The Ruhrort-Crefeld District Gladbach Railway Company built the Homberg am Rhein via Krefeld to Viersen with a length of 33.6 kilometres and opened it on 15 October 1849. Because of financial difficulties, the company received a government guarantee on its interest payments. Under an agreement of 26 September 1846, it was agreed that the Prussian state would be responsible for both companies in order to promote construction and operation of the railways.

==Construction of lines ==

As of 1 April 1850, the two railway companies came under the management of the Royal Division of the Aachen-Düsseldorf-Ruhrort Railway in Aachen.

Lines were opened as follows:

| Section | Length | Opened |
| Viersen – Gladbach | 8.6 km | 15 October 1851 |
| Gladbach – Rheydt | 3.8 km | 12 August 1852 |
| Rheydt – Herzogenrath | 44.0 km | 12 November 1852 |
| Herzogenrath – Aachen | 13,2 km | 17 January 1853 |
| Aachen – Germany/Belgium border | 2.7 km | 23 October 1854 |
| Gladbach – Old Oberkassel | 24.2 km | 17 January 1853 |
| Old Oberkassel – Rheinstation | 0.9 km | 16 October 1854 |

Rheinstation was a freight station only, where goods could be transferred to river boats on the Rhine or loaded on carts to be hauled over the Düsseldorf pontoon bridge, opened in 1839.

The initiative for the railway line came from the industrialists of Krefeld and Mönchengladbach, who intended to give domestic industry cheap access to raw materials from overseas via the port of Antwerp and to cheap supplies of coal from the Ruhr.
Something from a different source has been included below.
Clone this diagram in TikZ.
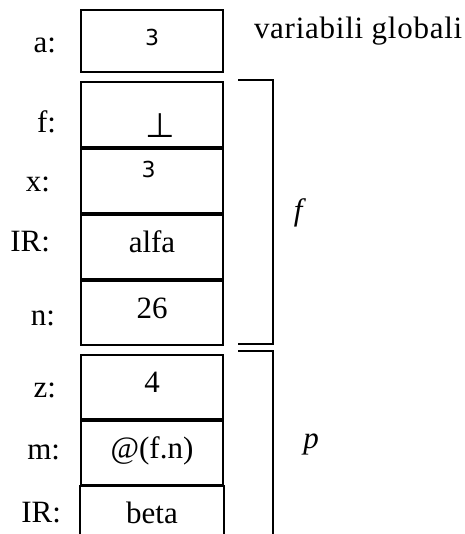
\documentclass[tikz,border=0pt]{standalone}
\usepackage{fontspec}
\setmainfont{Liberation Serif}
\newfontfamily\digitfont{DejaVu Sans}
\usepackage{tikz}
\usetikzlibrary{positioning}

\begin{document}
\begin{tikzpicture}[
    x=1pt, y=1pt,
    node distance=0pt,
    line width=2pt,
    cell/.style={rectangle,draw,minimum width=142pt,minimum height=64pt,inner sep=0pt,
                 text height=22pt,text depth=12pt,font=\fontsize{31}{37}\selectfont},
    lab/.style={anchor=base east,inner sep=0pt,font=\fontsize{31}{37}\selectfont},
    small/.style={font=\digitfont\fontsize{22}{26}\selectfont},
]
\useasboundingbox (0,0) rectangle (464,-534);

% global variables
\node[cell,minimum height=62pt,small] (a) at (152,-41) {3};
\node[lab,anchor=base west] (glob) at ([shift={(29,-30)}]a.north east)
    {\addfontfeature{LetterSpace=2.4}variabili globali};

% frame of f
\node[cell,below=8pt of a,minimum height=65pt] (f) {};
\node[cell,below=of f] (x) {};
\node[cell,below=of x] (ir1) {alfa};
\node[cell,below=of ir1] (n) {26};
\node[inner sep=0pt,font=\digitfont\fontsize{34}{38}\selectfont] (bot) at ([shift={(8.5,-11.5)}]f.center) {⊥};
\node[small,inner sep=0pt] (xval) at ([shift={(-3.5,11.5)}]x.center) {3};

% frame of p
\node[cell,below=8pt of n] (z) {4};
\node[cell,below=of z] (m) {@(f.n)};
\node[cell,below=of m,draw=none,minimum height=62pt] (beta) {beta};
\draw (beta.south west) -- (beta.north west) -- (beta.north east) -- (beta.south east);

% names of the cells
\node[lab] (la) at ([shift={(-23,-12)}]a.west) {a:};
\node[lab] (lf) at ([shift={(-23,-18.5)}]f.west) {f:};
\node[lab] (lx) at ([shift={(-29,-11)}]x.west) {x:};
\node[lab] (lir1) at ([shift={(-29,-4)}]ir1.west) {IR:};
\node[lab] (ln) at ([shift={(-24,-12)}]n.west) {n:};
\node[lab] (lz) at ([shift={(-23,-10)}]z.west) {z:};
\node[lab] (lm) at ([shift={(-19,-6)}]m.west) {m:};
\node[lab] (lir2) at ([shift={(-18,-4)}]beta.west) {IR:};

% brackets
\coordinate (ftop) at ([shift={(14,1)}]f.north east);
\coordinate (fbot) at ([shift={(14,2)}]n.south east);
\coordinate (ptop) at ([shift={(14,3)}]z.north east);
\coordinate (pend) at ([xshift=49]beta.south east);
\draw (ftop) -- ++(35,0) |- (fbot);
\draw (ptop) -| (pend);
\node[lab,anchor=center] (fname) at (300,-213) {\textit{f}};
\node[lab,anchor=base] (pname) at (311,-448) {\textit{p}};
\end{tikzpicture}
\end{document}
At the same time the rail links would facilitate the marketing of their products. To avoid the difficult transhipment of goods for the crossing of the Rhine–the military had not allowed the construction of a railway bridge from Ruhrort to Homberg–the Ruhrort-Crefeld District Gladbach Railway Company signed a contract on 29 March 1849 with the Cologne-Minden Railway Company to operate a train ferry for freight wagons and passenger carriages across the river between Ruhrort and Homberg.

The Ruhrort–Homberg train ferry commenced operations on 12 November 1852. Initially carriages were lowered by ropes down a ramp to the non-powered pontoon and raised on the other side with ropes hauled by a locomotive. A steam ship towed coupled pontoons over the river. It was able to transfer up to 700 carriages a month. In 1854, to increase the efficiency of ferry operation, both companies started building lift towers on both banks through which carriages could be hydraulically raised or lowered to the ferries. After the commissioning of the towers on 1 May 1856, the number of carriages that could be handled increased from about 30,000 to 50,000 cars annually.

==Takeover by the Bergisch-Märkische Railway Company ==
With the opening of the Witten/Dortmund–Oberhausen/Duisburg line via Essen in 1862, the Bergisch-Märkische Railway Company gained its own access to the coal mines of the Ruhr and was thus able to offer the only competition to the operations of the Cologne-Minden Railway Company. To export coal towards Belgium, Netherlands and shipping ports it built a connecting line from Mülheim-Styrum to the river port at Ruhrort, which was completed in 1867.

To achieve its broader goals, it turned to the Prussian government for funds to acquire all the available shares of the Royal Division of the Aachen-Düsseldorf-Ruhrort Railway. On 1 January 1866, the Royal Division of the Aachen-Düsseldorf-Ruhrort Railway was merged with the Bergisch-Märkisches Railway Company and, on 8 January 1866, the management of the railway was transferred to the administration of the Bergisch-Märkisches Railway Company in Elberfeld and the administration in Aachen was closed.